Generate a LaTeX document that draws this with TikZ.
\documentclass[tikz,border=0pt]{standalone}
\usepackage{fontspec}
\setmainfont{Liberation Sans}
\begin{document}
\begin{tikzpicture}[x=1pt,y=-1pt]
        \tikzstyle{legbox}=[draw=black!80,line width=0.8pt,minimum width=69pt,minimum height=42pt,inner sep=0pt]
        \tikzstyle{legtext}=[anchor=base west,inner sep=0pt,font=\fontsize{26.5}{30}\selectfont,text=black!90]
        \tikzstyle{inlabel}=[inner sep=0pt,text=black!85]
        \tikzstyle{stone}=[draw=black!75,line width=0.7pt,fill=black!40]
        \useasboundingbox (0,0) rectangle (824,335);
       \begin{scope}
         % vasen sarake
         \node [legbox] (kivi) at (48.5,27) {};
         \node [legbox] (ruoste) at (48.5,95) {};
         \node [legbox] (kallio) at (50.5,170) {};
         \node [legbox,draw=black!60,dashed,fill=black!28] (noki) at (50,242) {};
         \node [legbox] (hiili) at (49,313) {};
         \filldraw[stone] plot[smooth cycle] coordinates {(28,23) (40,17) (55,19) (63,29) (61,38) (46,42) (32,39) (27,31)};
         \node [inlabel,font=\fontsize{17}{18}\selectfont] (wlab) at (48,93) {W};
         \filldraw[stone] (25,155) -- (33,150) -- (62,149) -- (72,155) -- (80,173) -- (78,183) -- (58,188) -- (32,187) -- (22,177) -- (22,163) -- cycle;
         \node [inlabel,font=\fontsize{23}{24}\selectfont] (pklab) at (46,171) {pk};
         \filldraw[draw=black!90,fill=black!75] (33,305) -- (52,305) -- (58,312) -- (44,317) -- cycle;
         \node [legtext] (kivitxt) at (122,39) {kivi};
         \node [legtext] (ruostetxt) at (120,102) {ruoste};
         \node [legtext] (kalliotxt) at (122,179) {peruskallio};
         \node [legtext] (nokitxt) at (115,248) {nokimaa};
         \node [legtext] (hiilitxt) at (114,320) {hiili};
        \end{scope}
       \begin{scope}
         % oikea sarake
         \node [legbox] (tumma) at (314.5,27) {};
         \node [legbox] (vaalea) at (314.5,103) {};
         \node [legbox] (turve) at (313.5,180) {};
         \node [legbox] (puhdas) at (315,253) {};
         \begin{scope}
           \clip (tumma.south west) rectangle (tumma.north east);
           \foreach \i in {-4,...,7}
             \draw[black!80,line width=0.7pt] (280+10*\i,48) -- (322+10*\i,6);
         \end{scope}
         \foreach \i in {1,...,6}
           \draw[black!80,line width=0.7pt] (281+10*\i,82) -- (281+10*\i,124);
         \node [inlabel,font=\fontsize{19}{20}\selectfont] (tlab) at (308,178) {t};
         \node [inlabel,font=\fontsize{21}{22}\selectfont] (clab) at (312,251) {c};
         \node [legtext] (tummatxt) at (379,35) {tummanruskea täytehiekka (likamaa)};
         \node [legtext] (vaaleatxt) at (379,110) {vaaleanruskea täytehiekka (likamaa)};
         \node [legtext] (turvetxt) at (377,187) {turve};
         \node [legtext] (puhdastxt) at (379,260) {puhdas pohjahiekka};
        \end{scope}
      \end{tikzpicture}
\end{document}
# # # #
● Goal
Reproduce the entire listing word for word.

● Full answer
Generate a LaTeX document that draws this with TikZ.
\documentclass[tikz,border=0pt]{standalone}
\usepackage{fontspec}
\setmainfont{Liberation Sans}
\begin{document}
\begin{tikzpicture}[x=1pt,y=-1pt]
        \tikzstyle{legbox}=[draw=black!80,line width=0.8pt,minimum width=69pt,minimum height=42pt,inner sep=0pt]
        \tikzstyle{legtext}=[anchor=base west,inner sep=0pt,font=\fontsize{26.5}{30}\selectfont,text=black!90]
        \tikzstyle{inlabel}=[inner sep=0pt,text=black!85]
        \tikzstyle{stone}=[draw=black!75,line width=0.7pt,fill=black!40]
        \useasboundingbox (0,0) rectangle (824,335);
       \begin{scope}
         % vasen sarake
         \node [legbox] (kivi) at (48.5,27) {};
         \node [legbox] (ruoste) at (48.5,95) {};
         \node [legbox] (kallio) at (50.5,170) {};
         \node [legbox,draw=black!60,dashed,fill=black!28] (noki) at (50,242) {};
         \node [legbox] (hiili) at (49,313) {};
         \filldraw[stone] plot[smooth cycle] coordinates {(28,23) (40,17) (55,19) (63,29) (61,38) (46,42) (32,39) (27,31)};
         \node [inlabel,font=\fontsize{17}{18}\selectfont] (wlab) at (48,93) {W};
         \filldraw[stone] (25,155) -- (33,150) -- (62,149) -- (72,155) -- (80,173) -- (78,183) -- (58,188) -- (32,187) -- (22,177) -- (22,163) -- cycle;
         \node [inlabel,font=\fontsize{23}{24}\selectfont] (pklab) at (46,171) {pk};
         \filldraw[draw=black!90,fill=black!75] (33,305) -- (52,305) -- (58,312) -- (44,317) -- cycle;
         \node [legtext] (kivitxt) at (122,39) {kivi};
         \node [legtext] (ruostetxt) at (120,102) {ruoste};
         \node [legtext] (kalliotxt) at (122,179) {peruskallio};
         \node [legtext] (nokitxt) at (115,248) {nokimaa};
         \node [legtext] (hiilitxt) at (114,320) {hiili};
        \end{scope}
       \begin{scope}
         % oikea sarake
         \node [legbox] (tumma) at (314.5,27) {};
         \node [legbox] (vaalea) at (314.5,103) {};
         \node [legbox] (turve) at (313.5,180) {};
         \node [legbox] (puhdas) at (315,253) {};
         \begin{scope}
           \clip (tumma.south west) rectangle (tumma.north east);
           \foreach \i in {-4,...,7}
             \draw[black!80,line width=0.7pt] (280+10*\i,48) -- (322+10*\i,6);
         \end{scope}
         \foreach \i in {1,...,6}
           \draw[black!80,line width=0.7pt] (281+10*\i,82) -- (281+10*\i,124);
         \node [inlabel,font=\fontsize{19}{20}\selectfont] (tlab) at (308,178) {t};
         \node [inlabel,font=\fontsize{21}{22}\selectfont] (clab) at (312,251) {c};
         \node [legtext] (tummatxt) at (379,35) {tummanruskea täytehiekka (likamaa)};
         \node [legtext] (vaaleatxt) at (379,110) {vaaleanruskea täytehiekka (likamaa)};
         \node [legtext] (turvetxt) at (377,187) {turve};
         \node [legtext] (puhdastxt) at (379,260) {puhdas pohjahiekka};
        \end{scope}
      \end{tikzpicture}
\end{document}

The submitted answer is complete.